LONDON — Cycling’s governing body agreed Friday to introduce a truth and reconciliation commission with the World Anti-Doping Agency, effectively undermining the independent panel investigating the Lance Armstrong scandal.

The UCI established an independent three-person panel to investigate accusations that its leaders covered up suspicious doping tests given by Armstrong during his 1999-2005 run of Tour de France victories and improperly accepted donations totaling $125,000.

The panel had demanded earlier Friday that it must be allowed to implement a form of amnesty program that allowed riders and officials to come forward with info on doping without fear of retribution, citing a struggle to persuade witnesses to speak openly.

UCI President Pat McQuaid said the federation would work with WADA to develop the amnesty commission. The UCI said it would update the independent panel on the talks before a second public hearing next Thursday.

The truth and reconciliation process is the best way that we can examine the culture of doping in cycling in the past, and can clear the air so that cycling can move forward, McQuaid said after the panel’s initial hearing.

McQuaid said he will hold talks with WADA President John Fahey this weekend about how the truth and reconciliation process would operate.

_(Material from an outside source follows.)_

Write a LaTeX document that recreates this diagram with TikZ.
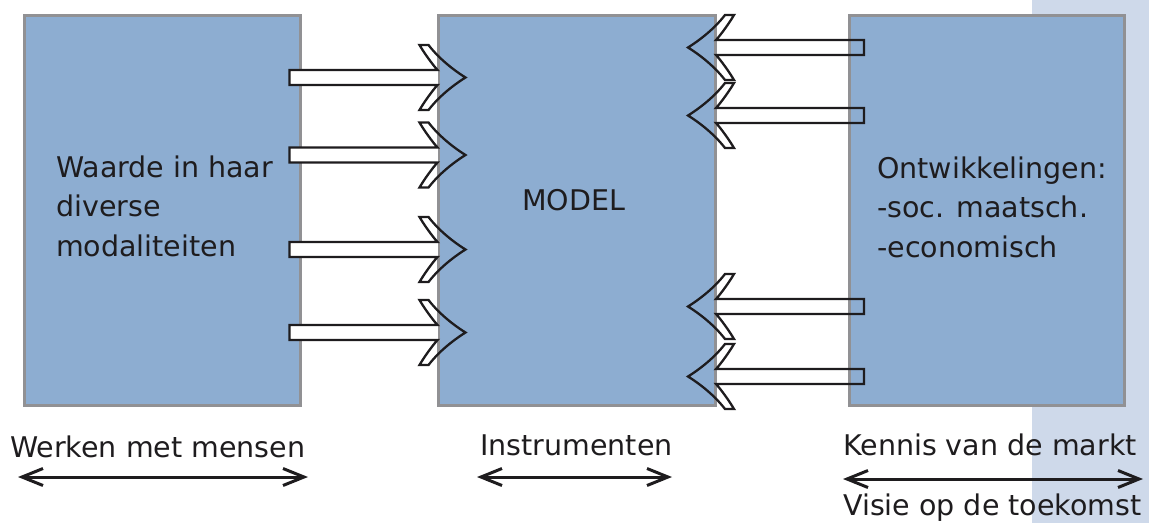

The independent panel also wants to broaden its investigation into Armstrong’s role as the ringleader of an elaborate doping scheme on the U.S. Postal Service team, which was exposed in the U.S. Anti-Doping Agency report last year. Armstrong, who was stripped of his seven Tour de France titles and banned for life, admitted to doping in an interview last week.

There has been a culture of doping in cycling, McQuaid said. But we hope through this truth and reconciliation commission which we are going to put in place, once it has done its work, we have drawn a line in the sand finally … and our sport can move on and be the great sport around the world it should be.